Kids probably won’t make up school days

Two days off of school due to the weather will not necessarily translate into tacking on days at the end of the school calendar, according to Superintendent Mark Bezek at a Jan. 6 meeting. 

Gov. Mark Dayton called off school statewide on Monday, Jan. 6, and many districts, including Elk River, called it off one more day due to dangerously low temperatures and windchill.

Bezek said kids probably won’t have to make it up, but noted there’s a lot of the school year remaining.

He said administrators are working on developing virtual staff development to help teachers make up the days they missed from work.

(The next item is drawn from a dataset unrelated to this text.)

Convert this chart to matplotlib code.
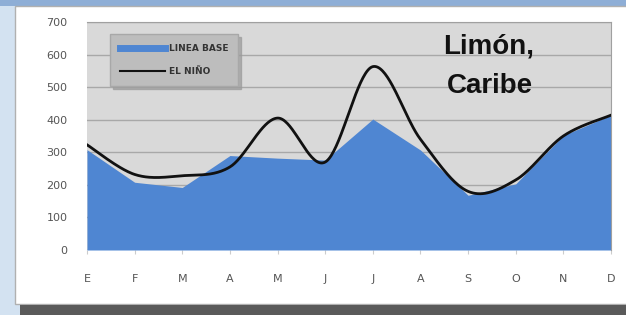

Dayton announced the Jan. 6 closure on Friday, Jan. 3, after the National Weather Service  predicted that  most of the state would experience the coldest temperatures in a decade, with lows possibly reaching 30 degrees below zero and windchills at 50 degrees below zero.

State law provides the governor of Minnesota authority to “authorize the commissioner of education to alter school schedules, curtail school activities or order schools closed,” the announcement stated.

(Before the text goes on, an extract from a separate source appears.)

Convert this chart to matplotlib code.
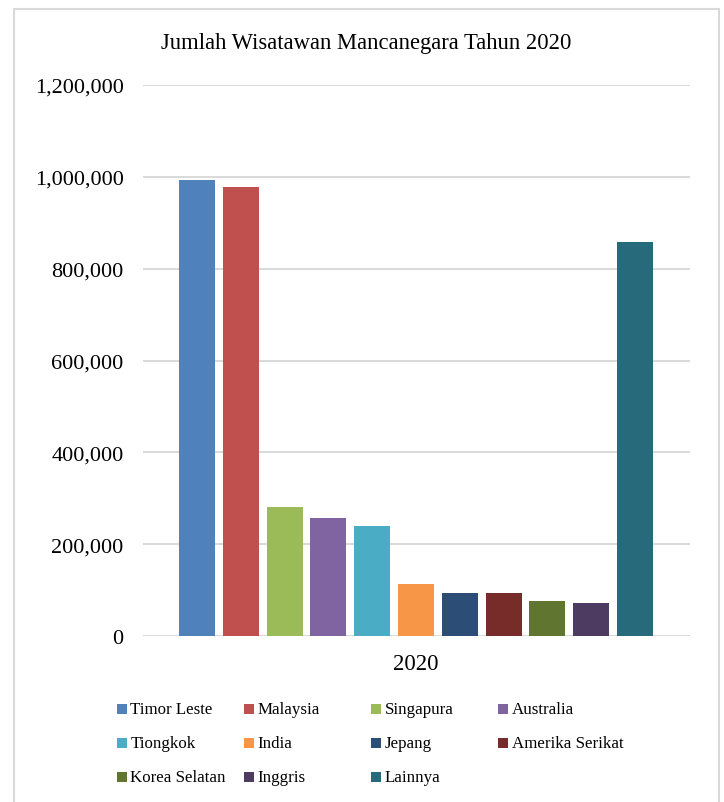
import matplotlib
matplotlib.use("Agg")
import matplotlib.pyplot as plt
from matplotlib.patches import Rectangle
from matplotlib.ticker import FuncFormatter

countries = ["Timor Leste", "Malaysia", "Singapura", "Australia", "Tiongkok", "India",
             "Jepang", "Amerika Serikat", "Korea Selatan", "Inggris", "Lainnya"]
visitors = [994000, 978000, 280000, 256000, 239000, 113000,
            93000, 93000, 76000, 72000, 859000]
colors = ["#4F81BD", "#C0504D", "#9BBB59", "#8064A2", "#4BACC6", "#F79646",
          "#2C4D75", "#772C2A", "#5F7530", "#4D3B62", "#276A7C"]
category = "2020"
title = "Jumlah Wisatawan Mancanegara Tahun 2020"
yticks = [0, 200000, 400000, 600000, 800000, 1000000, 1200000]

plt.rcParams['font.family'] = ['Liberation Serif', 'DejaVu Serif']

W, H = 724, 803
fig = plt.figure(figsize=(W / 100, H / 100), dpi=100)
fig.patch.set_facecolor("white")

# chart border
fig.add_artist(Rectangle((14 / W, -0.05), (719 - 14) / W, 1.05 - 10 / H,
                         transform=fig.transFigure, fill=False,
                         edgecolor="#d9d9d9", linewidth=1.5))

ax_left, ax_right, ax_top, ax_bottom = 143, 690, 86, 637
ax = fig.add_axes([ax_left / W, (H - ax_bottom) / H, (ax_right - ax_left) / W,
                   (ax_bottom - ax_top) / H])

x = list(range(len(countries)))
ax.bar(x, visitors, width=0.82, color=colors, zorder=3)

ax.set_ylim(0, 1200000)
ax.set_xlim(-1.233, 11.256)
ax.set_yticks(yticks)
ax.yaxis.set_major_formatter(FuncFormatter(lambda v, p: f"{int(v):,}"))
ax.set_xticks([(len(countries) - 1) / 2])
ax.set_xticklabels([category])
ax.grid(axis="y", color="#d9d9d9", linewidth=1.4, zorder=0)
for s in ax.spines.values():
    s.set_visible(False)
ax.tick_params(axis="both", length=0)
ax.tick_params(axis="y", pad=14, labelsize=16, labelcolor="#000000")
ax.tick_params(axis="x", pad=12, labelsize=16.5, labelcolor="#000000")

fig.text(366 / W, 1 - 43 / H, title, ha="center", va="center", fontsize=16.3, color="#000000")

# legend (row-major, 4 columns)
sq = 10
for i, (name, c) in enumerate(zip(countries, colors)):
    row, col = divmod(i, 4)
    cx = 117 + 127 * col
    cy = 710 + 34 * row
    fig.add_artist(Rectangle((cx / W, 1 - (cy + sq / 2) / H), sq / W, sq / H,
                             transform=fig.transFigure, facecolor=c, edgecolor="none"))
    fig.text((cx + 13.5) / W, 1 - cy / H, name, ha="left", va="center",
             fontsize=12.2, color="#000000")

fig.savefig("out.png", dpi=100)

This is not the first time a governor has called school on account of cold weather. Gov. Arne Carlson did it three times, first on Jan. 18, 1994, when temperatures bottomed out at minus 26.

He did it again on Feb. 2, 1996, when air temperatures in the Twin Cities reached minus 30. It reached minus 60 below in Tower, Minn., that day.

Carlson closed schools a third time on  Jan. 16, 1997, when the windchill was -32 that morning.

“The safety of Minnesota’s schoolchildren must be our first priority,” Dayton said. “I have made this decision to protect all our children from the dangerously cold temperatures now forecasted for next Monday. I encourage Minnesotans of all ages to exercise caution in these extreme weather conditions.”

Dayton left it up to local school districts to decide if their schools should be open on Tuesday. District 728 decided to keep schools closed for Tuesday, Jan. 7, and students returned on Wednesday, Jan. 8.